C’est un problème sur lequel l’Eglise cherche à entrer en résonance avec les Hommes car aucune Loi de la Bible n’en traite explicitement et Jésus lui-même n’en a guère parlé. Le sujet a été posé intentionnellement dans un pays impacté directement et fortement par cette crise : il s’agissait de répondre aux besoins emblématiques d’un pays neuf, en décalage avec d’autres régions plus puissantes du monde, une région de notre planète encore incomplètement développée à bien des égards, un pays où la chrétienté est relativement neuve, ardente quand elle existe, bourgeonnante de partout mais très fragile. C’est un exemple qui fait réfléchir, un terrain où les besoins sont criants, annonciateurs des mêmes besoins humains – civils, écologiques, religieux – dans d’autres régions du monde, un champ d’application où on subit l’expérimentation de certaines folies de l’égoïsme, encore inconnues… Mais aussi un terrain où les besoins spirituels et religieux, y compris chez les catholiques, pour être satisfaits, ont suscité et créé des solutions car si ce n’est pas interdit, n’est-ce pas que c’est parce que c’est permis ? L’Esprit d’intelligence et d’amour fait germer la vie.

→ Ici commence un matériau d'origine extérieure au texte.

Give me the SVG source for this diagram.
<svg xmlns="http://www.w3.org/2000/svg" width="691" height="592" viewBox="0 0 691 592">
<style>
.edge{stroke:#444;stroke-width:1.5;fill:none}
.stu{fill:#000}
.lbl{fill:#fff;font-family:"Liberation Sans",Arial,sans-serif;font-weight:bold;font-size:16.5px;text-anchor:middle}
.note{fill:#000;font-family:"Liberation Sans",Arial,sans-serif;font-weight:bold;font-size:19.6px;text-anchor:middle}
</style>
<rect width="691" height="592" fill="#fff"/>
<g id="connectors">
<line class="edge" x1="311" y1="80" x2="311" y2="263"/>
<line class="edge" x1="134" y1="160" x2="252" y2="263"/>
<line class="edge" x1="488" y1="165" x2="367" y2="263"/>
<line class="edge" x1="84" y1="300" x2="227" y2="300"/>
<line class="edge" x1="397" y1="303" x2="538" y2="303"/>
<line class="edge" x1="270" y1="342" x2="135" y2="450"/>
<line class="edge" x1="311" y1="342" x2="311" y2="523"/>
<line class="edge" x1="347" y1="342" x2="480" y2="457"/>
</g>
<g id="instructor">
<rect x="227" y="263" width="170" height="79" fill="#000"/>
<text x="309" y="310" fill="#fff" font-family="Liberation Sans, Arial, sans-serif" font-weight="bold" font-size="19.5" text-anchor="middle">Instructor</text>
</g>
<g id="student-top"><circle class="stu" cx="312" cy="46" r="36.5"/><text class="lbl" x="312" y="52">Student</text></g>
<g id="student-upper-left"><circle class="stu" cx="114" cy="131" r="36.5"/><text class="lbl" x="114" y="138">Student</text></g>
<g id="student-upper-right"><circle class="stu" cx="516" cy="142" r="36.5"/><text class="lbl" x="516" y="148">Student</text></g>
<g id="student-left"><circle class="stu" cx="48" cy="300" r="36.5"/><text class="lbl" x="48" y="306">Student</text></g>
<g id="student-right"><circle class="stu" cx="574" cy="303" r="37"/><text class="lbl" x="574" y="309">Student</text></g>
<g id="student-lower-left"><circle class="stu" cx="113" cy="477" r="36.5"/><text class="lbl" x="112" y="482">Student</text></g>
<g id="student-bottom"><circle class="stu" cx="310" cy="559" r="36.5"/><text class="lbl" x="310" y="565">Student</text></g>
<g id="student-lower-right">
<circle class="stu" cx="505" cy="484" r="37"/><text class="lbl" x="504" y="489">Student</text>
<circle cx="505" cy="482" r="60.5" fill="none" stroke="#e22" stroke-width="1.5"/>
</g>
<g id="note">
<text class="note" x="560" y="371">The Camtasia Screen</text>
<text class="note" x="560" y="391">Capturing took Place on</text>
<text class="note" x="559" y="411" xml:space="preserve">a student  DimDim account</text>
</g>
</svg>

Lors de ce Synode décentralisé dans son titre, ( synode de l’Amazonie), on cherchait, et on a pensé trouver, auprès des autorités ecclésiales des validations et des autorisations pour ce qui était inattendu et nouveau mais aussi en urgence et en priorité des limites et des interdictions ; on pensait trouver là encore des consignes claires et quasi-dogmatiques qui seraient valables pour le monde entier et pour chacune des situations futures ou déjà présentes mais pas encore gérées. Contents ou non, on se raisonnait alors : il faudrait les accepter comme telles et cela pouvait en quelque sorte rassembler le troupeau, certes un peu de force, mais pourquoi pas, dans ce monde si dangereux ?

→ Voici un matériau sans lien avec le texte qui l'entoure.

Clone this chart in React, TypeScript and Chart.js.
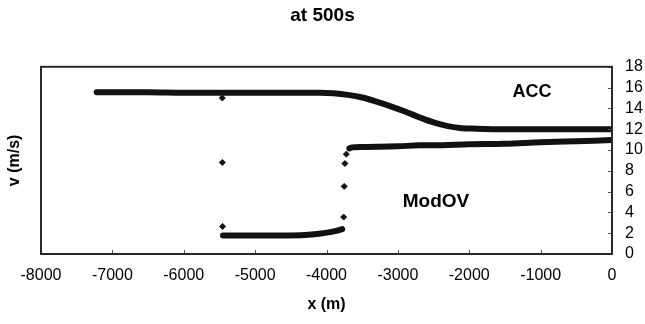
import { useEffect, useRef } from "react";
import { Chart, registerables } from "chart.js";

Chart.register(...registerables);

const TITLE = "at 500s";
const X_TITLE = "x (m)";
const Y_TITLE = "v (m/s)";

const X_TICKS = [-8000, -7000, -6000, -5000, -4000, -3000, -2000, -1000, 0];
const Y_TICKS = [0, 2, 4, 6, 8, 10, 12, 14, 16, 18];

// ACC vehicle speeds
const ACC_X = [-7220, -6500, -6000, -5000, -4500, -4100, -3900, -3700, -3500, -3300, -3100, -2900, -2700, -2500, -2300, -2100, -1900, -1500, -1000, -500, 0];
const ACC_V = [15.55, 15.55, 15.5, 15.5, 15.5, 15.5, 15.45, 15.3, 15.05, 14.65, 14.2, 13.7, 13.15, 12.65, 12.3, 12.1, 12.05, 12.0, 12.0, 12.0, 12.0];

// ModOV – slow platoon part
const MODOV_LOW_X = [-5450, -5000, -4600, -4300, -4100, -3950, -3850, -3780];
const MODOV_LOW_V = [1.78, 1.78, 1.78, 1.82, 1.95, 2.1, 2.25, 2.4];

// ModOV – fast part
const MODOV_HIGH_X = [-3680, -3640, -3500, -3000, -2700, -2500, -2000, -1500, -1000, -500, 0];
const MODOV_HIGH_V = [10.15, 10.25, 10.3, 10.35, 10.45, 10.45, 10.55, 10.6, 10.75, 10.85, 10.95];

// ModOV – isolated points
const MODOV_PTS_X = [-5460, -5460, -5455, -3760, -3752, -3742, -3722];
const MODOV_PTS_V = [15.0, 8.8, 2.65, 3.55, 6.5, 8.7, 9.6];

const LABEL_ACC = "ACC";
const LABEL_MODOV = "ModOV";
const LABEL_ACC_AT = { x: -1121, y: 15.56 };
const LABEL_MODOV_AT = { x: -2466, y: 5.07 };

const FONT = "'Liberation Sans', Arial, Helvetica, sans-serif";

const toPts = (xs: number[], ys: number[]) => xs.map((x, i) => ({ x, y: ys[i] }));

export default function App() {
  const ref = useRef<HTMLCanvasElement | null>(null);

  useEffect(() => {
    if (!ref.current) return;

    const framePlugin = {
      id: "frame",
      afterDatasetsDraw(chart: any) {
        const { ctx, chartArea: a, scales } = chart;
        ctx.save();
        ctx.strokeStyle = "#555";
        ctx.lineWidth = 1;
        ctx.beginPath();
        for (const v of X_TICKS) {
          const px = Math.round(scales.x.getPixelForValue(v)) + 0.5;
          ctx.moveTo(px, a.bottom);
          ctx.lineTo(px, a.bottom - 4);
        }
        for (const v of Y_TICKS) {
          const py = Math.round(scales.y.getPixelForValue(v)) + 0.5;
          ctx.moveTo(a.right, py);
          ctx.lineTo(a.right - 4, py);
        }
        ctx.stroke();
        ctx.strokeStyle = "#2a2a2a";
        ctx.lineWidth = 2;
        ctx.strokeRect(a.left, a.top, a.right - a.left, a.bottom - a.top);

        ctx.fillStyle = "#000";
        ctx.font = `bold 18px ${FONT}`;
        ctx.textAlign = "center";
        ctx.textBaseline = "middle";
        ctx.fillText(LABEL_ACC, scales.x.getPixelForValue(LABEL_ACC_AT.x), scales.y.getPixelForValue(LABEL_ACC_AT.y));
        ctx.font = `bold 19px ${FONT}`;
        ctx.fillText(LABEL_MODOV, scales.x.getPixelForValue(LABEL_MODOV_AT.x), scales.y.getPixelForValue(LABEL_MODOV_AT.y));
        ctx.restore();
      },
    };

    const lineStyle = {
      showLine: true,
      borderColor: "#111",
      borderWidth: 6,
      borderCapStyle: "round",
      borderJoinStyle: "round",
      pointRadius: 0,
      cubicInterpolationMode: "monotone",
    };

    const chart = new Chart(ref.current, {
      type: "scatter",
      data: {
        datasets: [
          { label: "ACC", data: toPts(ACC_X, ACC_V), ...lineStyle },
          { label: "ModOV low", data: toPts(MODOV_LOW_X, MODOV_LOW_V), ...lineStyle },
          { label: "ModOV high", data: toPts(MODOV_HIGH_X, MODOV_HIGH_V), ...lineStyle },
          {
            label: "ModOV points",
            data: toPts(MODOV_PTS_X, MODOV_PTS_V),
            showLine: false,
            pointStyle: "rectRot",
            pointRadius: 3,
            borderWidth: 1,
            borderColor: "#111",
            backgroundColor: "#111",
          },
        ],
      },
      options: {
        responsive: false,
        animation: false,
        layout: { padding: 0 },
        events: [],
        plugins: {
          legend: { display: false },
          tooltip: { enabled: false },
          title: {
            display: true,
            text: TITLE,
            color: "#000",
            font: { family: FONT, size: 19, weight: "bold" },
            padding: { top: 4, bottom: 40 },
          },
        },
        scales: {
          x: {
            type: "linear",
            position: "bottom",
            min: -8000,
            max: 0,
            afterBuildTicks: (s: any) => {
              s.ticks = X_TICKS.map((v) => ({ value: v }));
            },
            afterFit: (s: any) => {
              s.height = 70;
            },
            grid: { display: false, drawTicks: false, tickLength: 0 },
            border: { display: false },
            ticks: {
              color: "#000",
              font: { family: FONT, size: 16 },
              padding: 12,
              maxRotation: 0,
              autoSkip: false,
              callback: (v: any) => String(v),
            },
            title: {
              display: true,
              text: X_TITLE,
              color: "#000",
              font: { family: FONT, size: 16, weight: "bold" },
              padding: { top: 0, bottom: 10 },
            },
          },
          y: {
            type: "linear",
            position: "right",
            min: 0,
            max: 18,
            afterBuildTicks: (s: any) => {
              s.ticks = Y_TICKS.map((v) => ({ value: v }));
            },
            afterFit: (s: any) => {
              s.width = 33;
            },
            grid: { display: false, drawTicks: false, tickLength: 0 },
            border: { display: false },
            ticks: {
              color: "#000",
              font: { family: FONT, size: 16 },
              padding: 13,
              autoSkip: false,
              callback: (v: any) => String(v),
            },
          },
          yL: {
            type: "linear",
            position: "left",
            min: 0,
            max: 18,
            afterFit: (s: any) => {
              s.width = 41;
            },
            grid: { display: false, drawTicks: false, tickLength: 0 },
            border: { display: false },
            ticks: { display: false },
            title: {
              display: true,
              text: Y_TITLE,
              color: "#000",
              font: { family: FONT, size: 16, weight: "bold" },
              padding: { top: 5, bottom: 0 },
            },
          },
        },
      } as any,
      plugins: [framePlugin],
    });

    return () => chart.destroy();
  }, []);

  return (
    <div style={{ position: "fixed", left: 0, top: 0, width: 645, height: 324, background: "#fff" }}>
      <canvas ref={ref} width={645} height={324} style={{ width: 645, height: 324, display: "block" }} />
    </div>
  );
}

Or la réponse du pape a là aussi surpris, déçu, étonné… en ce qui concerne les questions dites « religieuses ». Sa réponse a été là aussi difficile à lire avec sérénité car si, sur les questions « humaines » sa position rejoint celles qu’on peut supposer à un Jésus premier partisan de la laïcité dans une fraternité humaine écologique par essence, et s’il a réussi son examen en écologie, il n’a pas évoqué les questions à proprement parler stricto sensu catholiques, concernant par exemple les viri probati : il n’a ni interdit ni validé ces innovations religieuses qu’on peut qualifier de pragmatiques ou d’inspirées…
Oui, peu à peu nous comprenons que François aurait pu valider ces innovations en plaquant dessus des estampilles à l’ancienne : il y avait des arguments pour dans nos textes bibliques : une belle copie, cela fait joli dans un décor à l’ancienne. Cela nous aurait même réjouis et soulagés immédiatement qu’il nous tienne ainsi par la main, voire qu’il nous porte…
Mais il n’a pas maquillé ces innovations qui n’entraient pas dans les cadres ecclésiaux classiques. Il n’a pas plaqué sur ces mutations jaillissantes, rejetons innovants mais branchés sur la même sève, les étiquettes portant les noms de réalités anciennes traditionnelles et bien connues qui auraient donné une apparence de continuité à des solutions neuves pour un monde imprévu, voire imprévisible. Il ouvre toute liberté à la créativité avec l’aide de la réflexion et du discernement du Peuple de Dieu.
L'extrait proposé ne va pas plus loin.